If you are buying rentals in Burbank, go in with clear eyes. This market can offer long-term potential, a strong renter base, and several property types to choose from, but it is not a market where loose assumptions usually work. High prices, moderate rents, older homes, HOA costs on some properties, and tenant protection rules all put pressure on your margins.

The investors who tend to do better here are the ones who stay detail-oriented. They verify exemption status, study lease files, budget real reserves, and buy with a plan that still works after the easy assumptions are stripped out. That is the kind of disciplined approach that helps you avoid a costly lesson.

If you want a straight answer on whether a Burbank rental looks workable, or you need help evaluating a condo, single-family home, or small multifamily property, reach out to Daniel Shalvardzhyan for direct, local guidance.

FAQs

What should small investors know about Burbank rental cash flow?

  • Burbank often looks more like an appreciation market than a high cash flow market, with public data suggesting a rough gross rent-to-value ratio of about 2.5% before expenses.

Are single-family rentals in Burbank exempt from tenant protection rules?

  • Some may be exempt, but you need to verify ownership structure and confirm the proper written exemption notice was given before assuming that.

Do condos in Burbank make good rental investments?

  • They can be a lower-cost entry point, but HOA dues and building rules can significantly affect your net income and flexibility.

What should buyers review before buying a Burbank duplex or fourplex?

  • Review the rent roll, leases, occupancy status, security deposit records, repair history, and any open city complaints before writing an offer.

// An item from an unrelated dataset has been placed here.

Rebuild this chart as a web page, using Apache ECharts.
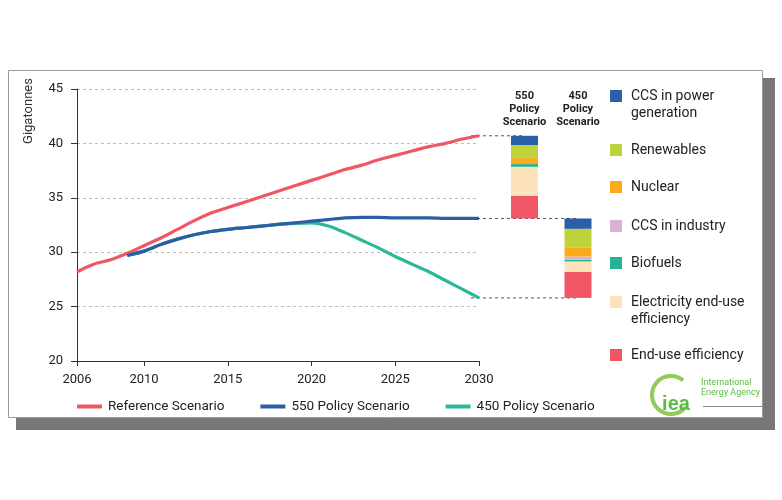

Can an ADU help a Burbank rental property perform better?

  • It can create added income potential, but you still need to evaluate permitting, utility setup, build cost, and management complexity.

How does Burbank affect rental turnover planning?

  • Burbank’s local tenant rules can affect notice requirements, relocation assistance, and substantial remodel plans, so turnover strategy needs to be planned carefully in advance.